1. Water, Fuel, and Oil Levels
Oil: Use a dipstick to check oil levels; if low, add some oil to reach the calibrated level. Check its color for milkiness or dark coloration. These are indicators of a need to change the oil. If you haven't changed the oil recently, it's important to consider changing it.
Water: Ensure the water reservoir has clean and adequate water levels. Check and remove any debris at the inlet valve; if you're using a floating tank, fill it up to confirm the self-shutting function.
Fuel: Always fill up the fuel reservoir to mitigate downtime associated with low-fuel midway through an operation.

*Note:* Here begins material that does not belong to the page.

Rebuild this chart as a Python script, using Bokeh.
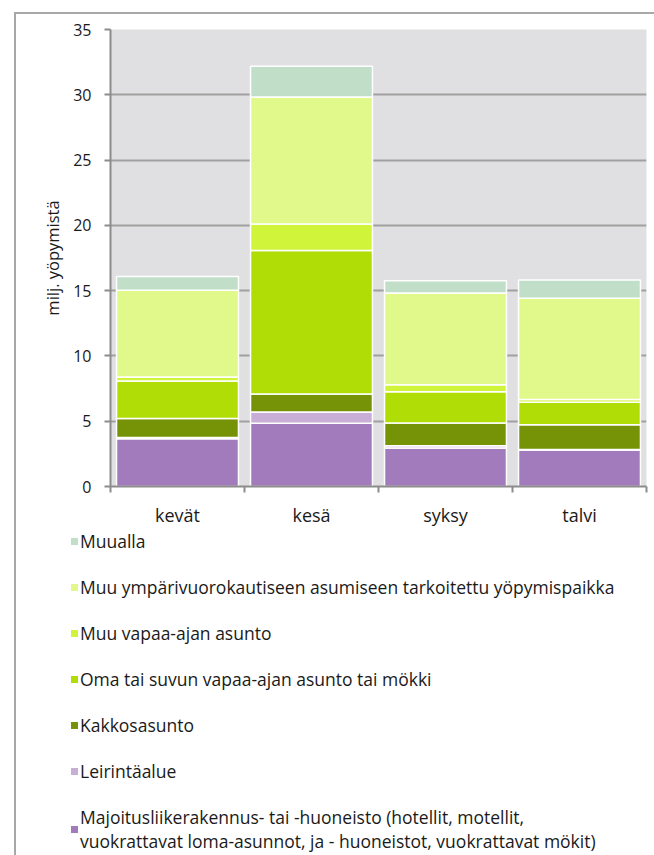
from bokeh.plotting import figure
from bokeh.models import (ColumnDataSource, Range1d, FixedTicker, Legend, LegendItem)
from bokeh.layouts import column
from bokeh.embed import file_html
from bokeh.resources import INLINE

# ---- data (milj. yöpymistä) ----
seasons = ["kevät", "kesä", "syksy", "talvi"]
majoitus = [3.65, 4.85, 2.95, 2.80]
leirinta = [0.10, 0.85, 0.18, 0.04]
kakkos = [1.45, 1.38, 1.73, 1.88]
oma_mokki = [2.88, 11.00, 2.39, 1.74]
muu_vapaa = [0.30, 2.03, 0.54, 0.20]
muu_ymp = [6.65, 9.72, 7.02, 7.76]
muualla = [1.05, 2.35, 0.95, 1.40]

series_names = [
    "Majoitusliikerakennus- tai -huoneisto (hotellit, motellit,\nvuokrattavat loma-asunnot, ja - huoneistot, vuokrattavat mökit)",
    "Leirintäalue",
    "Kakkosasunto",
    "Oma tai suvun vapaa-ajan asunto tai mökki",
    "Muu vapaa-ajan asunto",
    "Muu ympärivuorokautiseen asumiseen tarkoitettu yöpymispaikka",
    "Muualla",
]
series_values = [majoitus, leirinta, kakkos, oma_mokki, muu_vapaa, muu_ymp, muualla]
colors = ["#a17bbb", "#c8aed6", "#769206", "#b1dd07", "#d0f43a", "#e1f98b", "#c1dec8"]

keys = ["s%d" % i for i in range(len(series_names))]
data = {"x": [i + 0.5 for i in range(len(seasons))]}
for k, v in zip(keys, series_values):
    data[k] = v
source = ColumnDataSource(data)

FONT = "Open Sans"
AXIS_GRAY = "#8c8c8c"
TEXT = "#1a1a1a"

# ---------------- main chart ----------------
p = figure(width=638, height=515,
           x_range=Range1d(0, len(seasons)), y_range=Range1d(0, 35),
           output_backend="svg", toolbar_location=None,
           min_border_left=94, min_border_right=8, min_border_top=15,
           min_border_bottom=42,
           background_fill_color="#e0e0e2", border_fill_color="white",
           outline_line_color=None)
p.frame_align = False

renderers = p.vbar_stack(keys, x="x", width=0.91, source=source,
                         fill_color=colors, line_color="white", line_width=1.5)

p.yaxis.ticker = FixedTicker(ticks=[0, 5, 10, 15, 20, 25, 30, 35])
p.yaxis.axis_line_color = AXIS_GRAY
p.yaxis.axis_line_width = 2
p.yaxis.major_tick_line_color = AXIS_GRAY
p.yaxis.major_tick_line_width = 2
p.yaxis.major_tick_out = 6
p.yaxis.major_tick_in = 0
p.yaxis.minor_tick_line_color = None
p.yaxis.major_label_standoff = 13
p.yaxis.major_label_text_font = FONT
p.yaxis.major_label_text_font_size = "16px"
p.yaxis.major_label_text_color = TEXT
p.yaxis.axis_label = "milj. yöpymistä"
p.yaxis.axis_label_text_font = FONT
p.yaxis.axis_label_text_font_size = "16.5px"
p.yaxis.axis_label_text_font_style = "normal"
p.yaxis.axis_label_text_color = TEXT
p.yaxis.axis_label_standoff = 6

# x axis: labels at category centres, ticks at category boundaries
p.xaxis.ticker = FixedTicker(ticks=[i + 0.5 for i in range(len(seasons))],
                             minor_ticks=list(range(len(seasons) + 1)))
p.xaxis.major_label_overrides = {i + 0.5: s for i, s in enumerate(seasons)}
p.xaxis.axis_line_color = AXIS_GRAY
p.xaxis.axis_line_width = 2
p.xaxis.major_tick_line_color = None
p.xaxis.major_tick_out = 0
p.xaxis.major_tick_in = 0
p.xaxis.minor_tick_line_color = AXIS_GRAY
p.xaxis.minor_tick_line_width = 2
p.xaxis.minor_tick_out = 6
p.xaxis.minor_tick_in = 0
p.xaxis.major_label_standoff = 10
p.xaxis.major_label_text_font = FONT
p.xaxis.major_label_text_font_size = "18px"
p.xaxis.major_label_text_color = TEXT

p.xgrid.visible = False
p.ygrid.ticker = FixedTicker(ticks=[5, 10, 15, 20, 25, 30, 35])
p.ygrid.grid_line_color = "#a0a0a0"
p.ygrid.grid_line_width = 2

# ---------------- legend panel ----------------
lp = figure(width=638, height=326, x_range=Range1d(0, 1), y_range=Range1d(0, 1),
            output_backend="svg", toolbar_location=None,
            x_axis_type=None, y_axis_type=None,
            min_border_left=53, min_border_right=0, min_border_top=0,
            min_border_bottom=0, outline_line_color=None,
            background_fill_color="white", border_fill_color="white")
lp.frame_align = False
lp.grid.visible = False

items = []
for name, key, col in zip(series_names, keys, colors):
    r = lp.vbar(x="x", top=key, width=0.91, source=source, fill_color=col,
                line_color="white", line_width=1, visible=False)
    items.append(LegendItem(label=name, renderers=[r]))
items = items[::-1]

legend = Legend(items=items, location="top_left", orientation="vertical",
                padding=0, margin=0, spacing=22, label_height=24,
                glyph_width=10, glyph_height=10, label_standoff=1,
                label_text_font=FONT, label_text_font_size="17.5px",
                label_text_color=TEXT, inactive_fill_alpha=0,
                border_line_color=None, background_fill_alpha=0)
lp.add_layout(legend, "center")

layout = column(p, lp, spacing=0, margin=(12, 0, 0, 14))
layout.styles = {"border-left": "2px solid #a8a8a8", "border-top": "2px solid #a8a8a8"}

open("out.html", "w").write(file_html(layout, INLINE))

2. High-Pressure Hose and Nozzle
Check the high-pressure hose for possible cuts, breakages, or weak lines. If you notice a defective hose, use the manufacturer's manual to acquire a suitable replacement. It's advisable to keep an extra hose on standby to avoid downtime.
Examine the nozzle for possible damage or clogging. A damaged nozzle reduces the pressure and your productivity. You can start the pressure washer with low pressure and without the nozzle to unclog any stuck debris.
3. Drive Belt
Turn off the machine to check the drive belt tension and its wear and tear. Check the belt tension by applying force at the top and midway on the pulley system. The ideal deflection (Belt length * 0.016) should be between ¼ — ½. If it's greater than that, consider tightening the belt.
4. Scale Deposits
The formation of scale deposits is a common problem in areas that have hard water. It affects pipe heads, valves, and heat exchange systems which makes the coil overheat. Scaling creates deposits of impurities such as calcium, chloride, and silicate in the coils. These impurities restrict the normal flow of liquid and pressure, thereby reducing the effectiveness of your pressure washer. You can disassemble the coil system and descale using white vinegar or any available descaling product.
5. Power Cord
A defective power cord can expose an operator to electric shock or a possible fire incident. As such, it's crucial to check the physical condition before you start operating the machine. Check for any potential damage including cuts, exposed wires, or a defective part. The fundamental consideration is safety, so it's ill-advised to operate a pressure washer with defective cords or signs that pose a danger.
6. Surrounding Area
You should not operate a pressure washer on untested grounds — use a multimeter to assess continuity. Alternatively, ensure the electric cords have appropriate ground fault interrupters. In addition, a circuit breaker marked 20 amps or more is ideal for managing intermittent power effectively.